Admitting that the line “it is so hard not to be a slave” represents a “pivotal moment in the play,” Barker analyses his own interpretation of its overall message. For Barker, it is the “bad news man's” desire to “move [the Barber] on from pain in the social context” and to “get him to accept that the destruction of society is not such a bad thing after all.” Like Fortune's Wheel, there is a cyclical inevitability about destruction and rebirth; there also is that painful realization that the horrors of the mid-twentieth century had historical precedents which stretch back through time, and might, inevitably, filter through to the future. A bleak, if somewhat realistic, prospect and one which serves the ethos of Barker's ‘Theatre of Catastrophe' very well.

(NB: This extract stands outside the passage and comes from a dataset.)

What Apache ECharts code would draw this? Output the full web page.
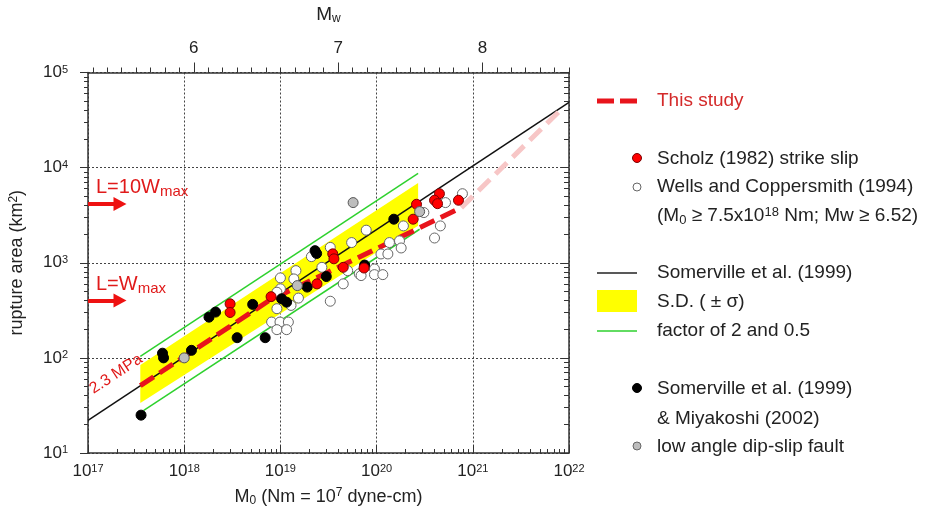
<!DOCTYPE html>
<html>
<head>
<meta charset="utf-8">
<script src="https://cdn.jsdelivr.net/npm/echarts@6/dist/echarts.min.js"></script>
<style>html,body{margin:0;background:#fff}#chart{width:934px;height:518px}</style>
</head>
<body>
<div id="chart"></div>
<script>
// seismic moment M0 (Nm) against rupture area (km2)
const xDecades = [1e17, 1e18, 1e19, 1e20, 1e21, 1e22];
const yDecades = [1e1, 1e2, 1e3, 1e4, 1e5];
const mwLabels = [6, 7, 8];

// Scholz (1982) strike slip
const scholz = [
  [3.0e18, 370], [3.0e18, 300], [8.0e18, 440], [2.4e19, 600], [3.5e19, 1240],
  [3.6e19, 1100], [4.5e19, 895], [7.4e19, 880], [2.4e20, 2870], [2.6e20, 4120],
  [4.5e20, 5320], [4.0e20, 4540], [4.3e20, 4180], [7.1e20, 4540]
];
// Wells and Coppersmith (1994)
const wells = [
  [2.1e19, 1160], [3.3e19, 1450], [2.7e19, 895], [5.5e19, 1630], [7.8e19, 2200],
  [5.0e19, 826], [4.5e19, 600], [1.45e19, 826], [1.38e19, 676], [1.0e19, 693],
  [1.0e19, 532], [9.2e18, 490], [1.54e19, 425], [9.2e18, 329], [1.29e19, 356],
  [3.3e19, 394], [8.1e18, 238], [9.9e18, 238], [1.21e19, 238], [9.2e18, 198],
  [1.16e19, 198], [6.6e19, 764], [9.5e19, 861], [9.5e19, 750], [1.16e20, 750],
  [6.9e19, 733], [1.11e20, 1237], [1.31e20, 1237], [1.36e20, 1630], [1.73e20, 1700],
  [1.8e20, 1430], [3.1e20, 3370], [1.9e20, 2440], [5.2e20, 4290], [7.8e20, 5320],
  [4.6e20, 2440], [4.0e20, 1820]
];
// Somerville et al. (1999) & Miyakoshi (2002)
const somervilleObs = [
  [3.56e17, 25], [5.95e17, 112], [6.1e17, 100], [1.19e18, 120], [1.81e18, 268],
  [2.12e18, 303], [5.15e18, 365], [3.55e18, 163], [6.95e18, 163], [1.03e19, 418],
  [1.16e19, 385], [1.9e19, 555], [3.0e19, 716], [2.29e19, 1340], [2.38e19, 1250],
  [7.5e19, 946], [1.51e20, 2870]
];
// low angle dip-slip fault
const lowAngle = [[1.0e18, 100], [1.5e19, 575], [5.7e19, 4290], [2.8e20, 3450]];

const somervilleLine = [[1e17, 22], [1e22, 48500]];
const sdBand = [[3.5e17, 84], [2.7e20, 6900], [2.7e20, 2450], [3.5e17, 33.5]];
const factor2 = [[3.5e17, 104], [2.7e20, 8700]];
const factorHalf = [[3.8e17, 28], [2.8e20, 2250]];
const thisStudy = [[3.5e17, 51], [7.5e18, 396], [7.6e20, 3800]];
const thisStudyExt = [[7.6e20, 3800], [7.9e21, 39000]];
const arrowTenW = [[1e17, 4150], [2.15e17, 4150]];
const arrowW = [[1e17, 400], [2.15e17, 400]];

const FONT = '"Liberation Sans", Arial, sans-serif';
const TXT = '#222';

const xMinor = [];
xDecades.slice(0, -1).forEach(d => { for (let k = 2; k <= 9; k++) xMinor.push(k * d); });
const yMinor = [];
yDecades.slice(0, -1).forEach(d => { for (let k = 2; k <= 9; k++) yMinor.push(k * d); });
const mwMinor = [];
for (let i = 53; i <= 86; i++) mwMinor.push(i / 10);
const mwMin = 2 / 3 * (17 - 9.1), mwMax = 2 / 3 * (22 - 9.1);

const powRich = {
  b: { fontSize: 17, color: TXT, fontFamily: FONT },
  s: { fontSize: 11, color: TXT, fontFamily: FONT, verticalAlign: 'top', padding: [0, 0, 6, 0] }
};
const powFmt = v => '{b|10}{s|' + Math.round(Math.log10(v)) + '}';
const frame = { show: true, lineStyle: { color: '#333', width: 1.5 } };
const grid = { color: '#444', type: [2, 2], width: 1 };
const tickCol = { color: '#333' };

const chart = echarts.init(document.getElementById('chart'));

const dot = (name, data, fill, stroke) => ({
  name, type: 'scatter', data, symbolSize: 10, z: 5,
  itemStyle: { color: fill, borderColor: stroke, borderWidth: 1, opacity: 1 }
});
const seg = (data, color, width, dash, z) => ({
  type: 'line', data, showSymbol: false, z, silent: true,
  lineStyle: { color, width, type: dash || 'solid', cap: 'butt' }
});
// extra axis that only carries minor ticks
const minorAxis = (type, min, max, position, inside, length, values) => ({
  type, min, max, position,
  axisLine: { show: false },
  axisTick: { show: true, inside, length, customValues: values, lineStyle: tickCol },
  axisLabel: { show: false }, splitLine: { show: false }
});

chart.setOption({
  animation: false,
  grid: { left: 85, top: 71, width: 484, height: 382 },
  xAxis: [
    {
      type: 'log', logBase: 10, min: 1e17, max: 1e22, position: 'bottom',
      axisLine: frame,
      axisTick: { show: true, inside: true, length: 8, customValues: xDecades, lineStyle: tickCol },
      axisLabel: { customValues: xDecades, formatter: powFmt, rich: powRich, margin: 10 },
      splitLine: { show: true, lineStyle: grid },
      name: 'M{sub|0} (Nm = 10{sup|7} dyne-cm)', nameLocation: 'middle', nameGap: 34,
      nameTextStyle: {
        fontSize: 18, color: TXT, fontFamily: FONT,
        rich: {
          sub: { fontSize: 12, color: TXT, fontFamily: FONT, verticalAlign: 'bottom', padding: [8, 0, 0, 0] },
          sup: { fontSize: 12, color: TXT, fontFamily: FONT, verticalAlign: 'top', padding: [0, 0, 6, 0] }
        }
      }
    },
    minorAxis('log', 1e17, 1e22, 'bottom', true, 4, xMinor),
    {
      type: 'value', min: mwMin, max: mwMax, position: 'top',
      axisLine: frame,
      axisTick: { show: true, inside: false, length: 10, customValues: mwLabels, lineStyle: tickCol },
      axisLabel: { customValues: mwLabels, fontSize: 17, color: TXT, fontFamily: FONT, margin: 16 },
      splitLine: { show: false },
      name: 'M{sub|w}', nameLocation: 'middle', nameGap: 48,
      nameTextStyle: {
        fontSize: 19, color: TXT, fontFamily: FONT,
        rich: { sub: { fontSize: 12, color: TXT, fontFamily: FONT, verticalAlign: 'bottom', padding: [8, 0, 0, 0] } }
      }
    },
    minorAxis('value', mwMin, mwMax, 'top', false, 5, mwMinor)
  ],
  yAxis: [
    {
      type: 'log', logBase: 10, min: 10, max: 1e5, position: 'left',
      axisLine: frame,
      axisTick: { show: true, inside: false, length: 8, customValues: yDecades, lineStyle: tickCol },
      axisLabel: { customValues: yDecades, formatter: powFmt, rich: powRich, margin: 20 },
      splitLine: { show: true, lineStyle: grid },
      name: 'rupture area (km{sup|2})', nameLocation: 'middle', nameGap: 62, nameRotate: 90,
      nameTextStyle: {
        fontSize: 18, color: TXT, fontFamily: FONT,
        rich: { sup: { fontSize: 12, color: TXT, fontFamily: FONT, verticalAlign: 'top', padding: [0, 0, 6, 0] } }
      }
    },
    minorAxis('log', 10, 1e5, 'left', false, 4, yMinor),
    {
      type: 'log', logBase: 10, min: 10, max: 1e5, position: 'right',
      axisLine: frame,
      axisTick: { show: true, inside: true, length: 8, customValues: yDecades, lineStyle: tickCol },
      axisLabel: { show: false }, splitLine: { show: false }
    },
    minorAxis('log', 10, 1e5, 'right', true, 5, yMinor)
  ],
  series: [
    {
      type: 'custom', data: sdBand, z: 1, silent: true,
      renderItem: (params, api) => {
        if (params.dataIndex !== 0) return;
        return { type: 'polygon', shape: { points: sdBand.map(p => api.coord(p)) }, style: { fill: '#ffff00' } };
      }
    },
    seg(factor2, '#2ed12e', 1.5, null, 2),
    seg(factorHalf, '#2ed12e', 1.5, null, 2),
    seg(somervilleLine, '#111', 1.5, null, 3),
    seg(thisStudyExt, '#f7c6c6', 5, [16, 8], 3),
    seg(thisStudy, '#e8141c', 5, [16, 7], 4),
    {
      type: 'line', data: [], silent: true,
      markLine: {
        silent: true, symbol: ['none', 'triangle'], symbolSize: [14, 13],
        lineStyle: { color: '#ee1111', width: 4, type: 'solid' }, label: { show: false },
        data: [
          [{ coord: arrowTenW[0] }, { coord: arrowTenW[1] }],
          [{ coord: arrowW[0] }, { coord: arrowW[1] }]
        ]
      }
    },
    dot('Wells and Coppersmith (1994)', wells, '#ffffff', '#666'),
    dot('Somerville et al. (1999) & Miyakoshi (2002)', somervilleObs, '#000000', '#000'),
    dot('Scholz (1982) strike slip', scholz, '#ff0000', '#7a0000'),
    dot('low angle dip-slip fault', lowAngle, '#bdbdbd', '#555')
  ],
  graphic: [
    { type: 'text', x: 116, y: 374, rotation: 0.58, z: 10,
      style: { text: '2.3 MPa', fill: '#e01a1a', font: '16px ' + FONT, align: 'center', verticalAlign: 'middle' } },
    { type: 'text', x: 96, y: 187, z: 10,
      style: { text: 'L=10W{s|max}', fill: '#e01a1a', font: '20px ' + FONT, verticalAlign: 'middle',
        rich: { s: { fontSize: 15, fill: '#e01a1a', fontFamily: FONT, verticalAlign: 'bottom', padding: [10, 0, 0, 0] } } } },
    { type: 'text', x: 96, y: 284, z: 10,
      style: { text: 'L=W{s|max}', fill: '#e01a1a', font: '20px ' + FONT, verticalAlign: 'middle',
        rich: { s: { fontSize: 15, fill: '#e01a1a', fontFamily: FONT, verticalAlign: 'bottom', padding: [10, 0, 0, 0] } } } },

    { type: 'line', shape: { x1: 597, y1: 101, x2: 637, y2: 101 }, style: { stroke: '#e8141c', lineWidth: 5, lineDash: [17, 6] } },
    { type: 'text', x: 657, y: 101, style: { text: 'This study', fill: '#d42a2a', font: '19px ' + FONT, verticalAlign: 'middle' } },
    { type: 'circle', shape: { cx: 637, cy: 158, r: 4.5 }, style: { fill: '#ff0000', stroke: '#7a0000', lineWidth: 1 } },
    { type: 'text', x: 657, y: 159, style: { text: 'Scholz (1982) strike slip', fill: TXT, font: '19px ' + FONT, verticalAlign: 'middle' } },
    { type: 'circle', shape: { cx: 637, cy: 187, r: 4 }, style: { fill: '#fff', stroke: '#666', lineWidth: 1 } },
    { type: 'text', x: 657, y: 187, style: { text: 'Wells and Coppersmith (1994)', fill: TXT, font: '19px ' + FONT, verticalAlign: 'middle' } },
    { type: 'text', x: 657, y: 216, style: { text: '(M{sub|0} ≥ 7.5x10{sup|18} Nm; Mw ≥ 6.52)', fill: TXT, font: '19px ' + FONT, verticalAlign: 'middle',
        rich: {
          sub: { fontSize: 13, fill: TXT, fontFamily: FONT, verticalAlign: 'bottom', padding: [8, 0, 0, 0] },
          sup: { fontSize: 13, fill: TXT, fontFamily: FONT, verticalAlign: 'top', padding: [0, 0, 6, 0] }
        } } },
    { type: 'line', shape: { x1: 597, y1: 273, x2: 637, y2: 273 }, style: { stroke: '#222', lineWidth: 1.5 } },
    { type: 'text', x: 657, y: 273, style: { text: 'Somerville et al. (1999)', fill: TXT, font: '19px ' + FONT, verticalAlign: 'middle' } },
    { type: 'rect', shape: { x: 597, y: 290, width: 40, height: 22 }, style: { fill: '#ffff00' } },
    { type: 'text', x: 657, y: 302, style: { text: 'S.D. ( ± σ)', fill: TXT, font: '19px ' + FONT, verticalAlign: 'middle' } },
    { type: 'line', shape: { x1: 597, y1: 331, x2: 637, y2: 331 }, style: { stroke: '#2ed12e', lineWidth: 1.5 } },
    { type: 'text', x: 657, y: 331, style: { text: 'factor of 2 and 0.5', fill: TXT, font: '19px ' + FONT, verticalAlign: 'middle' } },
    { type: 'circle', shape: { cx: 637, cy: 388, r: 4.5 }, style: { fill: '#000', stroke: '#000', lineWidth: 1 } },
    { type: 'text', x: 657, y: 389, style: { text: 'Somerville et al. (1999)', fill: TXT, font: '19px ' + FONT, verticalAlign: 'middle' } },
    { type: 'text', x: 657, y: 419, style: { text: '& Miyakoshi (2002)', fill: TXT, font: '19px ' + FONT, verticalAlign: 'middle' } },
    { type: 'circle', shape: { cx: 637, cy: 446, r: 4 }, style: { fill: '#bdbdbd', stroke: '#666', lineWidth: 1 } },
    { type: 'text', x: 657, y: 447, style: { text: 'low angle dip-slip fault', fill: TXT, font: '19px ' + FONT, verticalAlign: 'middle' } }
  ]
});
</script>
</body>
</html>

The Dying of Today will almost certainly ensure that its audience leaves the Arcola in Barker's desired ‘Catastrophic' state of being disturbed or amazed. It will also engage with its audience on a far more intellectual, far more cerebral level than we are used to in British theatre. Our propensity for Barker's work depends on our willingness to be as ‘imaginative' as he. There is no spoon-feeding of dramatic ideas, no easy access to a writer's intent. Rather, there is an unwritten contractual agreement to experience the uncomfortable and to think about that experience for ourselves. Howard Barker might find his lack of recognition “outrageous,” but perhaps this is the ultimate testimony to a longevity for his work which will outlive us all. After all, it might be “so hard not to be a slave,” but eventually, even the most oppressed will rebel against their enslavement and face the prospect of death with relative ease.